时间:2020/5/20 15:44:59|点击数:

  摘要:北宋淳化年间发明交子之后,纸币逐步发展成为两宋金元时期广为行用的重要货币。从纸币与金属货币的相互关系看,北宋交子、元朝至元钞分别是铁钱和银两的价值符号;铁钱与银两是交子和至元钞的价值基准。铁钱与交子、银两与至元钞,通过信用关系结成了由“价值基准—信用关系—价值符号”组成的货币体系。从北宋交子到元朝宝钞,纸币的价值基准完成了从铁钱向银两的转换。纸币价值基准的转换,是晚唐以降货币符号化与白银货币化相互交织,铁钱、铜钱、银两、丝绢及其价值符号相互影响,此进彼退,优化配置货币资源的结果。它奠定了元明时期纸币发展由盛转衰的基本方向,标志着货币标准白银化的完成,中国货币体系由铜钱时代进入了银两时代。

 

  关键词:纸币;铁钱;银两;价值符号;价值基准

  以北宋淳化年间(990—994)发行使用纸币——交子为起点,两宋金元先后以交子、钱引、会子、交钞之名,成功发行使用多种纸币。元朝平宋后,于至元二十四年(1287)统一发行至元通行宝钞,纸币成为通行元朝全境最重要的货币。从北宋首创交子到元朝通行至元钞,纸币从无到有,前后相继,走过了近300年持续发展的历史。对此,学术界进行了深入研究,取得丰硕成果。值得注意的是,纸币与金属货币的相互关系问题,对准确判断纸币性质具有十分重要的意义,受到了学术界的广泛关注。高聪明对交子以铁钱为“基准”并在发行之初可兑换、纸币贬值是由于发行量增加后所能代表的金属货币量降低的阐述,汪圣铎关于两宋纸币以铸币(铁钱、铜钱)为面额且能够代铸币使用、其购买力很大程度上表现为纸币与铸币的比价的观点,李幹、刘森等对蒙元以金银为本位货币或作为纸币发行的“本金”的探究等,深化了金属货币与纸币相互关系的研究。但不无遗憾的是,现有研究缺乏对两宋金元纸币与金属货币关系的整体关照,尚未对其发展变化的趋势及原因做出贯通性的阐释。在学术界已有成果基础上,聚焦纸币与金属货币之间的相互关系,沿着两宋金元纸币发生、发展的时间序列,系统梳理北宋纸币以铁钱为“基准”、元朝纸币以金银为“本金”的内在逻辑及其演进进程,对进一步把握宋元纸币的性质、特点和发展演变趋势,深化和拓展古代纸币史、货币史研究有重要意义。本文在对比分析铁钱与交子、银两与宝钞相互关系的基础上,对与纸币价值相联系的金属货币如何、为何从铁钱变成了银两,及其所反映的货币流通格局的演进等问题,作一初步梳理和分析探讨。

  一、铁钱与银两:北宋交子与元朝至元钞的价值基准

  北宋淳化年间,川蜀地区由于铁钱的单位价值低,不便于大额交易的矛盾激化,人们以由来已久的“质剂之法”为基础,发明了最早的纸币——交子。天圣元年(1023)宋廷设置交子务,发行官交子,“交子取得了法定货币的地位,和铁钱相权而一同流通”。

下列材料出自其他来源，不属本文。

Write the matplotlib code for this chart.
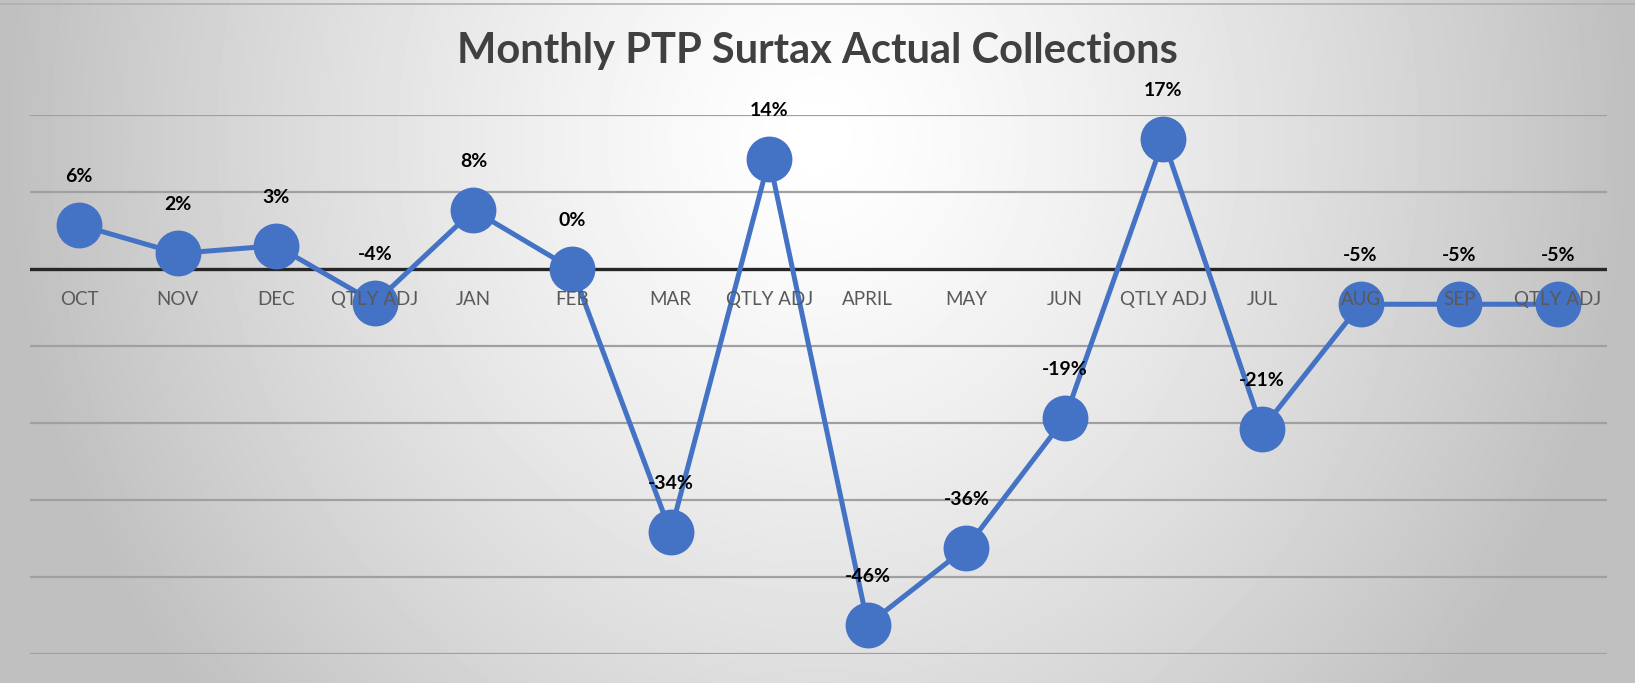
import matplotlib
matplotlib.use("Agg")
import matplotlib.pyplot as plt
import numpy as np

# datos
categorias = ["OCT", "NOV", "DEC", "QTLY ADJ", "JAN", "FEB", "MAR", "QTLY ADJ",
              "APRIL", "MAY", "JUN", "QTLY ADJ", "JUL", "AUG", "SEP", "QTLY ADJ"]
valores = [5.7, 2.0, 3.0, -4.4, 7.6, 0.0, -34.2, 14.3,
           -46.2, -36.2, -19.4, 16.8, -20.8, -4.6, -4.6, -4.6]
lineas_y = [20, 10, -10, -20, -30, -40, -50]

azul = "#4472C4"
fuentes = ["Lato", "DejaVu Sans"]

fig = plt.figure(figsize=(16.35, 6.83), dpi=100)

# fondo degradado radial
fondo = fig.add_axes([0, 0, 1, 1])
gx, gy = np.meshgrid(np.linspace(0, 1, 400), np.linspace(0, 1, 200))
d = np.sqrt(((gx - 0.5) / 0.5) ** 2 + ((gy - 0.2) / 1.3) ** 2)
brillo = 1 - 0.25 * np.clip(d, 0, 1) ** 1.3
fondo.imshow(brillo, cmap="gray", vmin=0, vmax=1, aspect="auto",
             extent=[0, 1, 1, 0], interpolation="bilinear")
fondo.axhline(0.006, color="#b0b0b0", lw=1.2)
fondo.set_xlim(0, 1)
fondo.set_ylim(1, 0)
fondo.axis("off")

ax = fig.add_axes([0.0183, 0.0425, 0.9646, 0.7895])
ax.set_facecolor("none")
x = np.arange(len(categorias))

for g in lineas_y:
    ax.axhline(g, color="#a0a0a0", lw=1.6, zorder=1)
ax.axhline(0, color="#262626", lw=2.4, zorder=2)

ax.plot(x, valores, color=azul, lw=3.6, marker="o", markersize=32,
        markerfacecolor=azul, markeredgecolor=azul, zorder=3)

for xi, v in zip(x, valores):
    ax.annotate(f"{round(v):.0f}%", (xi, v), xytext=(0, 35),
                textcoords="offset points", ha="center", va="center",
                fontsize=14, fontweight="bold", color="black",
                family=fuentes, zorder=5)
    ax.annotate(categorias[xi], (xi, 0), xytext=(0, -22),
                textcoords="offset points", ha="center", va="center",
                fontsize=13.5, color="#595959", family=fuentes, zorder=4)

ax.set_xlim(-0.5, len(categorias) - 0.5)
ax.set_ylim(-50, 20)
ax.axis("off")

fig.text(0.5, 0.925, "Monthly PTP Surtax Actual Collections", ha="center",
         va="center", fontsize=30, fontweight="bold", color="#404040",
         family=fuentes)

fig.savefig("out.png", dpi=100)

  细绎交子与铁钱的关系我们看到:交子作为全新的信用货币,其自身几乎没有价值,但却能够成功发行并按1贯—10贯的面额流通,其之所以如此,关键在于交子通过信用关系与铁钱相联系,其价值基础与依据是铁钱。川蜀民间创制交子,“收入人户见钱,便给交子”,“如将交子要取见钱,每贯割落三十文为利”;宋廷官方发行交子,同样须“候有人户将到见钱,不拘大小铁钱,依例准折交纳,置库收锁”完毕,方才将交子“据合同字号给付人户,取便行使”。离开铁钱,交子的价值将无据可凭。相应地,交子的价值标准与铁钱一致,其面额采用铁钱“千文为贯”的货币单位,以“贯文”计算价值。交子务建立后,还逐步形成了“界以百二十五万六千三百四十缗为额”“备本钱三十六万缗,新旧相因”的信用制度,以维护纸币价值,维持正常流通。宋人甚至认为:“祖宗朝立法,约四川所有见钱,对数印造钱引(交子),使轻重相权。”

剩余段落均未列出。